Kenya elections: System failure slows vote counting

Kenya’s election officials yesterday continued to count ballots from Monday’s presidential vote, with results expected to be announced tomorrow.
IEBC chief Issack Hassan. Net Photo.
IEBC chief Issack Hassan. Net Photo.

Kenya’s election officials yesterday continued to count ballots from Monday’s presidential vote, with results expected to be announced tomorrow.

The winning candidate is required to secure more than 50 percent of all votes cast, to avoid  a runoff election in April.

Kenya’s Independent Electoral and Boundaries Commission (IEBC) yesterday admitted that it had registered electronic challenges leading to delayed announcement of the final 2013 election results.

IEBC chairman, Issack Hassan, announced at the National Tallying Centre that following the mishap, over 100 returning officers from different counties had been airlifted to the capital, Nairobi.

“We had inhouse challenges with managing electronic tarrying. There was a failure in the configuration of phones and training of our officers,” Hassan said.

Hassan said if tallying challenges continue, the law still permits the Electoral Commission to go up to Monday next week to  release all the official results.

“We don’t wish to go up to Monday. We should be able to make this arrive to a conclusion by Friday morning,” the IEBC Chief said.

The Electoral Commission chief appealed to Kenyans to allow the IEBC do its work, and assured them that the all the votes cast will be reflected in final results to be relayed at the National Tarrying Centre.

Meanwhile, the European Union has passed a vote of confidence in the elections, saying Kenyans had demonstrated a strong commitment to democracy.

The EU Election Observer Mission hailed IEBC for overcoming several challenges to conduct a peaceful and democratic exercise.
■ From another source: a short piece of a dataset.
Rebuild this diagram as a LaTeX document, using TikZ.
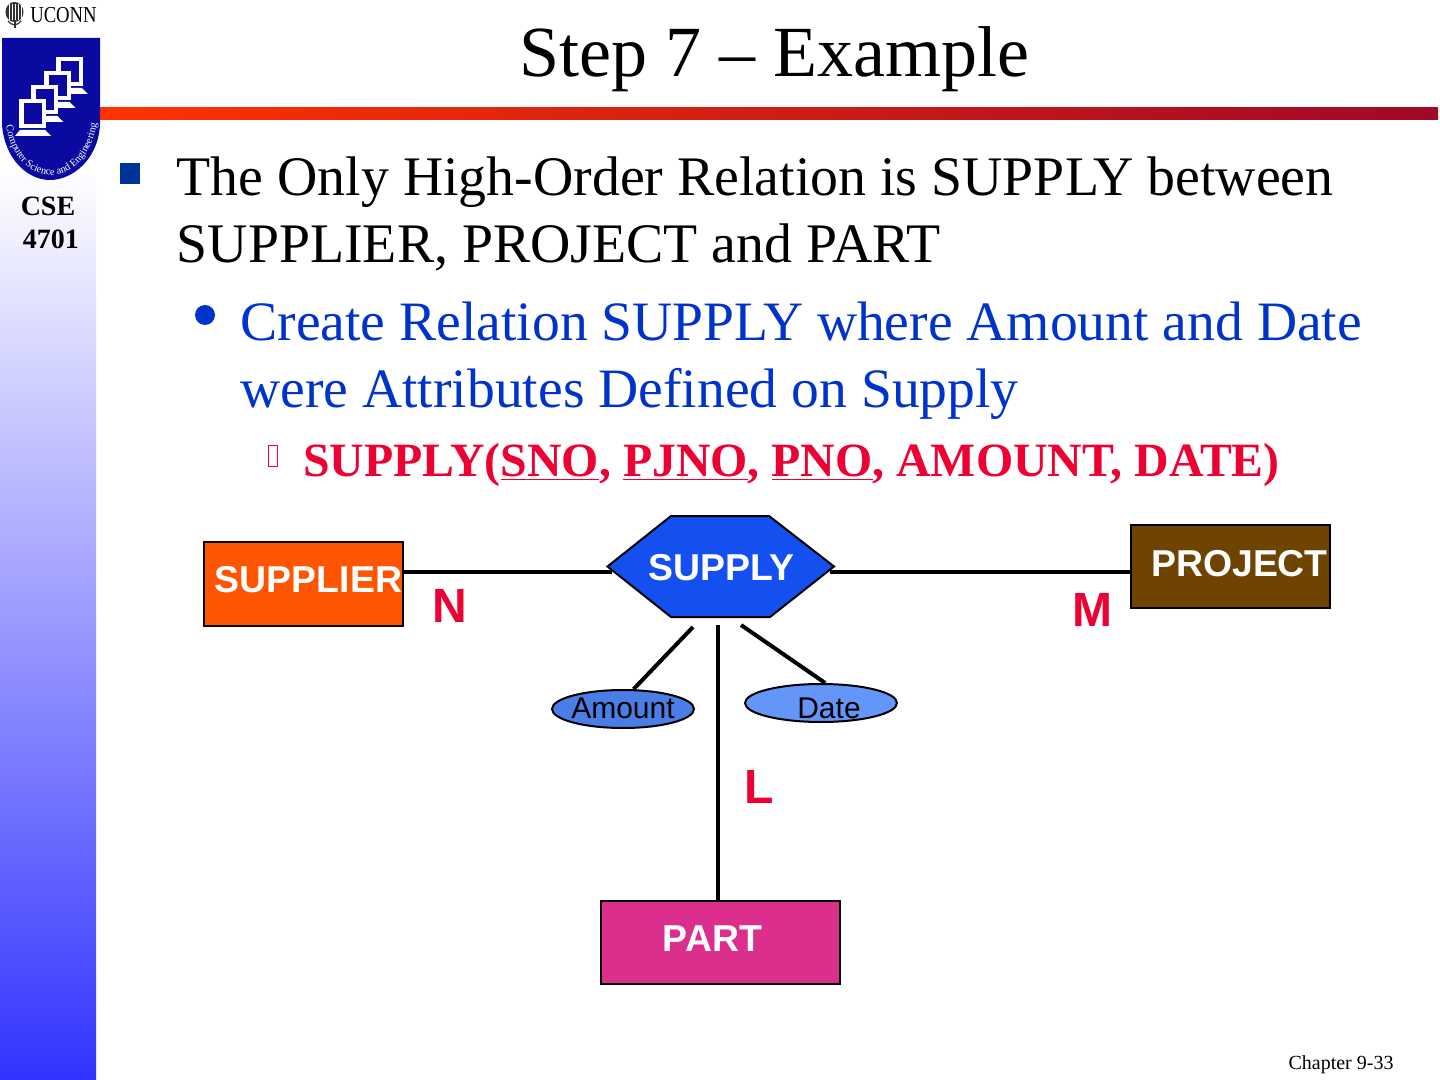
\documentclass[tikz,border=0pt]{standalone}
\usepackage{fontspec}
\setmainfont{Liberation Serif}
\newfontfamily\diagfont{Liberation Sans}
\usetikzlibrary{shapes.geometric,decorations.text}
\definecolor{barleft}{HTML}{FF3300}
\definecolor{barright}{HTML}{A00828}
\definecolor{sidebase}{HTML}{3333FF}
\definecolor{shieldblue}{HTML}{0A0AA0}
\definecolor{bulletblue}{HTML}{003399}
\definecolor{textblue}{HTML}{0033CC}
\definecolor{textred}{HTML}{EE0033}
\definecolor{supplierfill}{HTML}{FF5500}
\definecolor{projectfill}{HTML}{6E4400}
\definecolor{partfill}{HTML}{DC2E8C}
\definecolor{supplyfill}{HTML}{1450F0}
\definecolor{amountfill}{HTML}{4A7DE6}
\definecolor{datefill}{HTML}{6496FA}
\tikzstyle{every node}=[inner sep=0pt]
\tikzstyle{title}=[font=\fontsize{36}{40}\selectfont]
\tikzstyle{levelone}=[anchor=base west,font=\fontsize{27.9}{32}\selectfont]
\tikzstyle{leveltwo}=[anchor=base west,text=textblue,font=\fontsize{27.8}{32}\selectfont]
\tikzstyle{levelthree}=[anchor=base west,text=textred,font=\fontsize{23.9}{28}\selectfont\bfseries]
\tikzstyle{entity}=[draw=black,line width=1pt,rectangle]
\tikzstyle{boxlabel}=[text=white,font=\diagfont\fontsize{18.7}{22}\selectfont\bfseries]
\tikzstyle{attrib}=[draw=black,line width=1pt,ellipse]
\tikzstyle{attriblabel}=[text=black,font=\diagfont\fontsize{15}{18}\selectfont]
\tikzstyle{degree}=[text=textred,font=\diagfont\fontsize{24}{28}\selectfont\bfseries]
\tikzstyle{link}=[line width=1.6pt]
\tikzstyle{linkattr}=[line width=2pt]

\begin{document}
\begin{tikzpicture}[x=0.5pt,y=-0.5pt]
\useasboundingbox (0,0) rectangle (1440,1080);
%Slide frame
	\shade[top color=white,bottom color=sidebase] (0,170) rectangle (96,1080);
	\shade[left color=barleft,right color=barright] (100,108) rectangle (1438,120);
%Logo
	\fill[black!80] (14.5,12) ellipse (9 and 10);
	\foreach \x in {9,12,15,18,21}{
		\draw[white,line width=0.3pt] (\x,4) -- (\x,20);
	}
	\draw[black!80,line width=1pt] (14.5,20) -- (14.5,28);
	\draw[black!80,line width=0.6pt] (8,21) .. controls (11,24) .. (14.5,25) .. controls (18,24) .. (21,21);
	\node[font=\fontsize{11.4}{12}\selectfont,xscale=0.82,transform shape] (uconn) at (63.5,15.5) {UCONN};
	\fill[shieldblue] (2,38) -- (100,38) -- (100,125) .. controls (98,160) and (72,180) .. (50,180) .. controls (28,180) and (5,160) .. (2,125) -- cycle;
	\foreach \i in {3,2,1,0}{
		\begin{scope}[shift={({\i*12.3},{\i*(-14)})}]
		\fill[white] (15,136) -- (20,130) -- (45,130) -- (51,136) -- cycle;
		\fill[white] (19,99) rectangle (46,128);
		\fill[shieldblue] (24,103) rectangle (42,124);
		\end{scope}
	}
	\path[postaction={decorate,decoration={text along path,text align=center,text color=white,
		text={|\fontsize{5.2}{6}\selectfont|Computer Science and Engineering}}}]
		(6,124) .. controls (10,156) and (30,175) .. (51,175) .. controls (72,175) and (92,156) .. (97,122);
	\node[font=\fontsize{14}{16}\selectfont\bfseries] (cse) at (48,206) {CSE};
	\node[font=\fontsize{14}{16}\selectfont\bfseries] (course) at (51,239) {4701};
%Text of the slide
	\node[title] (heading) at (774,59) {Step 7 -- Example};
	\fill[bulletblue] (120,163) rectangle (140,184);
	\node[levelone] (lineA) at (176.5,196) {The Only High-Order Relation is SUPPLY between};
	\node[levelone] (lineB) at (176.5,263) {SUPPLIER, PROJECT and PART};
	\fill[textblue] (205,315) ellipse (10 and 10);
	\node[leveltwo] (lineC) at (240,341) {Create Relation SUPPLY where Amount and Date};
	\node[leveltwo] (lineD) at (240,408) {were Attributes Defined on Supply};
	\draw[textred,line width=0.5pt] (268,446) rectangle (277,466);
	\node[levelthree] (lineE) at (303,476) {SUPPLY(\underline{SNO}, \underline{PJNO}, \underline{PNO}, AMOUNT, DATE)};
	\node[font=\fontsize{10}{12}\selectfont] (chapter) at (1341,1065) {Chapter 9-33};
%Diagram
	\node[entity,fill=supplierfill,minimum width=99.5pt,minimum height=42pt] (supplier) at (303.5,583.5) {};
	\node[entity,fill=projectfill,minimum width=99.5pt,minimum height=41.5pt] (project) at (1230.5,566.5) {};
	\node[entity,fill=partfill,minimum width=119.5pt,minimum height=41.5pt] (part) at (720.5,942.5) {};
	\filldraw[fill=supplyfill,draw=black,line width=1pt] (607.5,566.5) -- (671,516) -- (769,516) -- (834,566.5) -- (770,617) -- (671,617) -- cycle;
	\node[attrib,fill=amountfill,minimum width=71pt,minimum height=19pt] (amount) at (623,709) {};
	\node[attrib,fill=datefill,minimum width=76pt,minimum height=19pt] (date) at (821,703) {};
	\node[boxlabel] (supplierlbl) at (308.5,580) {SUPPLIER};
	\node[boxlabel] (projectlbl) at (1239.5,564) {PROJECT};
	\node[boxlabel] (partlbl) at (712.5,939) {PART};
	\node[boxlabel] (supply) at (721.5,568) {SUPPLY};
	\node[attriblabel] (amountlbl) at (623,708) {Amount};
	\node[attriblabel] (datelbl) at (829,708) {Date};
	\node[degree] (degN) at (450,606) {N};
	\node[degree] (degM) at (1092,610) {M};
	\node[degree] (degL) at (759,787) {L};
%Connectors
	\coordinate (supplyL) at (612,572);
	\coordinate (supplyR) at (830,572);
	\coordinate (capA) at (693,627);
	\coordinate (capL) at (718,625);
	\coordinate (capD) at (741,625);
	\draw[link] (supplier.east |- supplyL) -- (supplyL);
	\draw[link] (supplyR) -- (project.west |- supplyR);
	\draw[linkattr] (capA) -- (amount.62);
	\draw[link] (capL) -- (capL |- part.north);
	\draw[linkattr] (capD) -- (date.78);
\end{tikzpicture}
\end{document}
“I was pleased to see that Kenyan voters’ determination to exercise their democratic rights was strong enough to defeat even the longest queues,” the Mission’s chief observer, former Slovenia Prime Minister Alojz Peterle said in an email sent to The New Times yesterday.

“Kenyans stood up for peace and for their rights on Monday. Their commitment to exercising their rights sets a positive example not only to the region, but to the world,” he added.

The Mission however decried the participation of women in the elections, saying it was “disappointingly” low.

“The participation of women was disappointing with only one woman presidential candidate and seven candidates for the governor’s seat,” he noted.

He observed that the delays in announcing the presidential results had not eroded the confidence Kenyans have in the electoral commission and called for patience as the IEBC worked on the final tally.